WTSC and DOH support the Certified Child Passenger Safety Technician (CPST) network in Washington. During Child Passenger Safety Week, September 23-29, many communities will have these technicians available to educate consumers about choosing the right car seat, installing that seat correctly in their vehicle, and using that seat on every trip. Mason County will lead off the week with a Child Passenger Safety Technician course at the Kamilche Fire Station. This course will train more car seat technicians to assist with car seat inspections and education.
Services offered throughout the state are supported and operated by Safe Kids Coalitions and Washington’s Child Passenger Safety Program. To find a car seat inspection station near you, go to https://www.nhtsa.gov/equipment/car-seats-and-booster-seats#install-instructions.

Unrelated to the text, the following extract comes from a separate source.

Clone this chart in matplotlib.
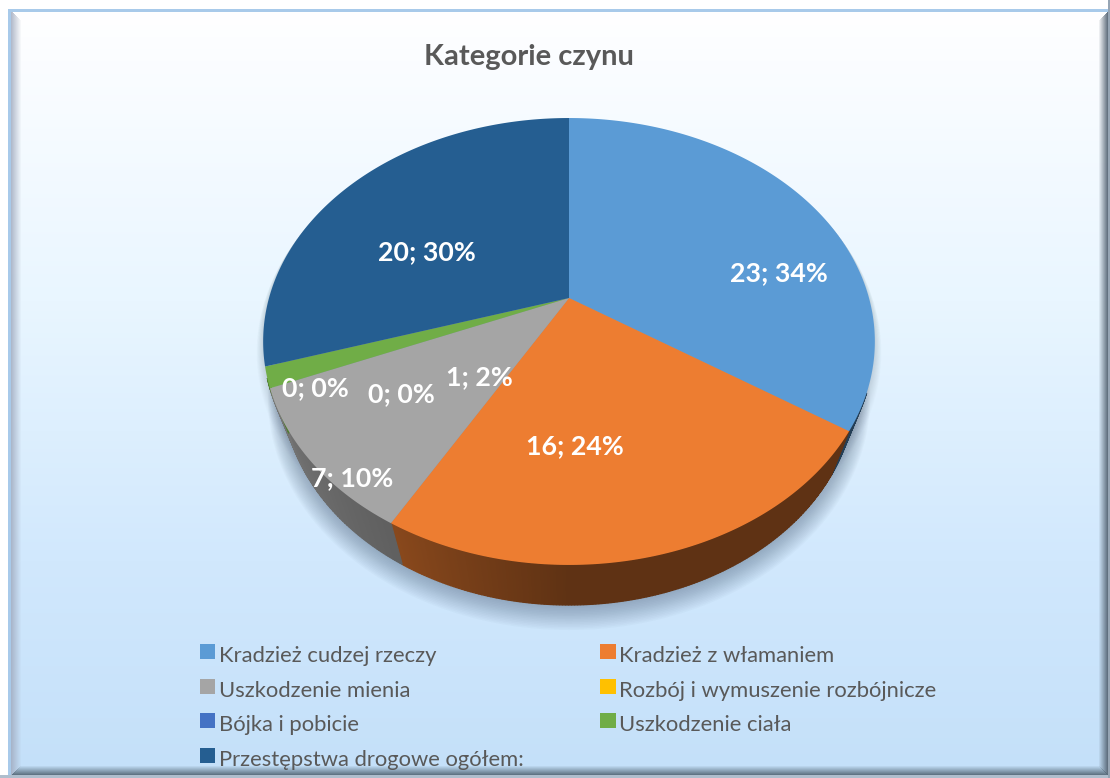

Motor vehicle crashes remain one of the leading causes of death among children in the United States. In Washington, between 2010 and 2017, 67 child vehicle occupants ages 12 and younger died in traffic crashes – 14 of those children were unrestrained; 21 were restrained with only the seat belt system (whereas a booster seat may have improved occupant protection), and; 10 were riding in an illegal position (front seat or cargo area).The rate of serious motor vehicle crash injury and death for American Indians and Alaskan Natives children in Washington is three times that of other racial groups.
Chief Bob Burbridge, Mason Co. Fire District #4, had a recent experience highlighting the need for more child passenger safety awareness and services in his communities. “I received a call from an expecting mother who wanted her car seat inspected for proper installation. I realized when I called around, trying to find the nearest location, that we were really lacking these types of services in this area. A car seat technician from Thurston County ended up connecting with this mother soon after the baby was born.” Helping this mother find the services she needed led Mason County Fire District 4, the Squaxin Island Tribe, and the Skokomish tribe to partner in hosting a September course on child passenger safety.
As a community, we have an obligation to keep children safe. Making sure children travel in the correct car seats for their age and size is crucial. Parents and caregivers have a responsibility to make sure they and their children are properly buckled up for every trip, every time – including on short trips to places like the grocery store or school. Children rely on us to keep them safe.